Friday, January 7

Help! I was Homeschooled!

Shanny and I on my 22nd birthday
 eating amazing baklava:)
Shannon, or Shanny as she is better know to those near and dear in her life, is one of my favorite people in the world.  2010 marked ten years of our covenant friendship and I am so blessed to know her.  We have seen each other through times of joy and pain, supported each other in missions, and even went through a rebellious time together (we liked boys when we were 13.  Yikes!). 

One of my favorite things to do with Shanny is to talk and laugh about the book we will write together one day, entitled, Help! I was Homeschooled!  We get together over chai and share our hearts to see freedom brought to young people in our generation who may have been misguided, like we were.  Now, in our twenties, we have been on a similar journey of learning about the reality of blood bought grace in our lives and the freedom that is our inheritance in the Kingdom of God.  So now, whenever we share a powerful revelation that Abba has given us, we half jokingly/half seriously say "That's going in our book!"  Who knows, maybe you'll see it on the shelf someday.  

These days Shanny is half way across the world serving our King with an ardent love that exudes from her pure heart.  I miss her bunches, but couldn't be happier to see my sister/friend walking in the ways of our God -- pouring her life out for the broken.  

A few weeks ago, my family had Shannon's family (all 9 of them, minus my sweet friend of course) over to our home.  They all have such a special place in my heart and I soaked up the hours we spent discussing the work of God in our lives and let the tears stream down my cheeks as we worshipped and proclaimed God's goodness together.  At one point in the evening I began sharing about my struggle with feeling tainted.  

You see, courtship is like one of the pillars of the homeschool movement, and as a teenager, one way to look pretty spiritual is to be on the courtship train.  I was that girl in middle and high school that went to the purity conferences, read the courtship books, and made the husband lists (Did anyone else do this?  That's a whole other post all together!).  Now those books can be really great if you read one or two, but if you read twelve like me and some of my friends did, it gets really unhealthy really fast.  First, it gives you a completely skewed perspective.  In retrospect, I wish that I had read one of those books, and ten others on prayer, consecration, missions, and theology.  Romantic relationships did not need to take up so much space in my thoughts or my bookshelf.  
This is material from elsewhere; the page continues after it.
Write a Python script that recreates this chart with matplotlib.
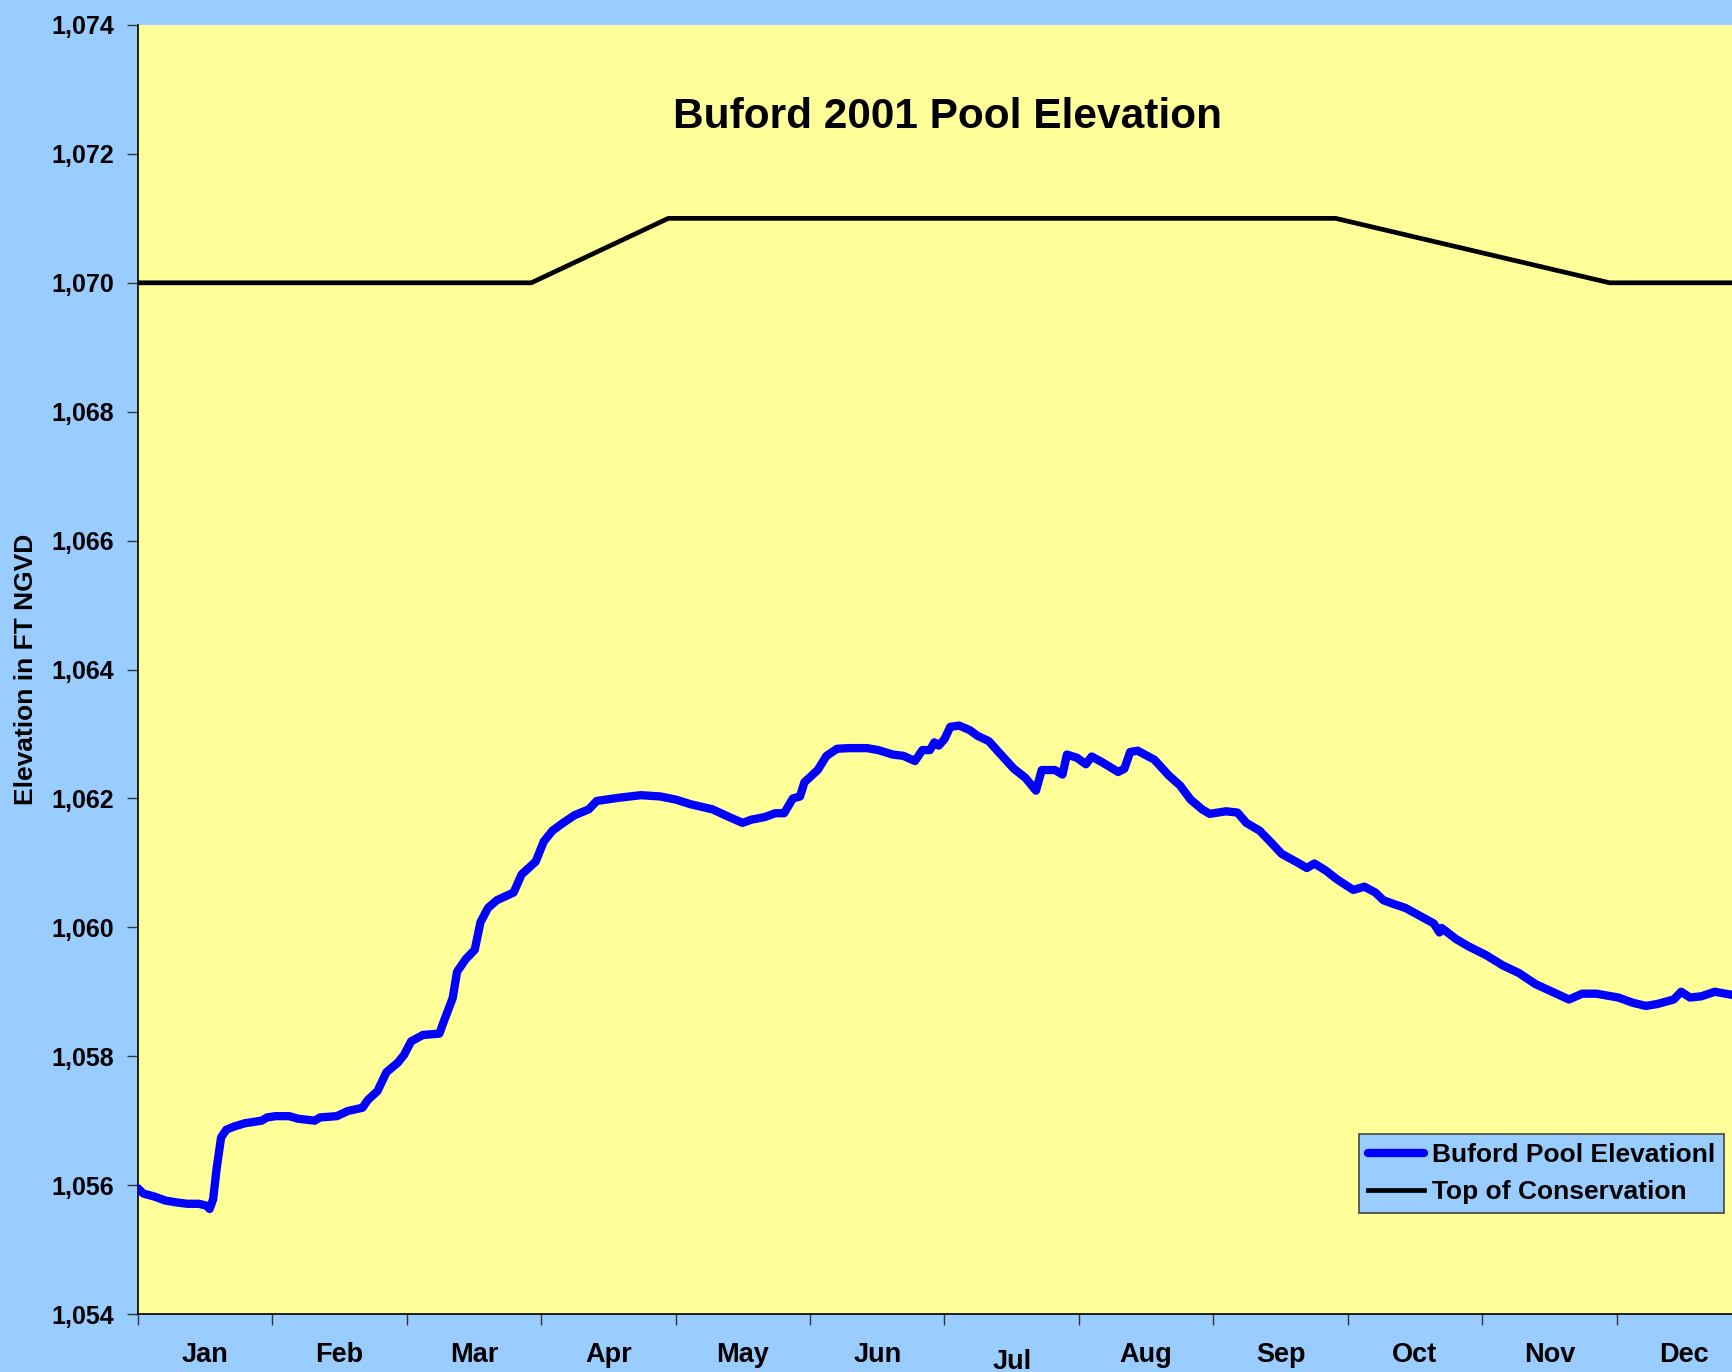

Second, I fell in love with godly rules more than relationship with God.  Those of you who know me well probably smile when I say that I love black and white -- right and wrong.  There is something in my God created nature that loves moral absolutes and unquestionable truth.  But at sixteen, that part of me saw many of the principles in those books as rules that lead to a perfect relationship, marriage, and life.  The devastating flip side of that coin is that if you make even one mistake or break one rule, your hopes of a wonderful marriage shatter forever.  I joke that I believed things like, "Well, I had a crush on a boy so now I'll never have a good marriage."  But in reality, I believed that with all my heart.  I believed that I was tainted.  I knew that God would forgive and redeem me where I had been emotionally promiscuous, but I completely believed that I was no longer pure and lovely. My once white dress had its hem drug through the mud.  


At this point, Caleb, Shannon's little brother (who isn't so little anymore at 21) spoke up.  Caleb is the perfect example of still waters run deep.  He doesn't speak up often, but when he purposes to make his voice heard, it is often profound.  And this time was no exception.  He began to share that you may believe that you've ruined a part of yourself by "messing up," but in reality, we are all already completely ruined and Jesus loves that.  We are born in a sinful state and Jesus lovingly chooses to redeem us.  Just let that sink in for a second.  We are born in sin and live a life of sanctification from the moment of salvation onward.  We are not born with these clean slates that we mar and mark up over the course of life.  Jesus is taking me on a love adventure and as I love Him more, I am being transformed into the spectacular Bride.  When Caleb spoke those words, the Holy Spirit gave me a complete paradigm shift.  The lies of the enemy that I had ruined it all were no longer valid.  I realized that I was born ruined and have been gloriously redeemed.

It looks like our book is going to have to have a guest contributor:)  Hint, hint, Caleb.  


P.S. I absolutely LOVED being homeschooled, wholly support the practice, and will probably educate my children at home someday.  This is not an attack on homeschooling, simply a desire to see young people set free from lies that can be found in the broad "homeschooling movement."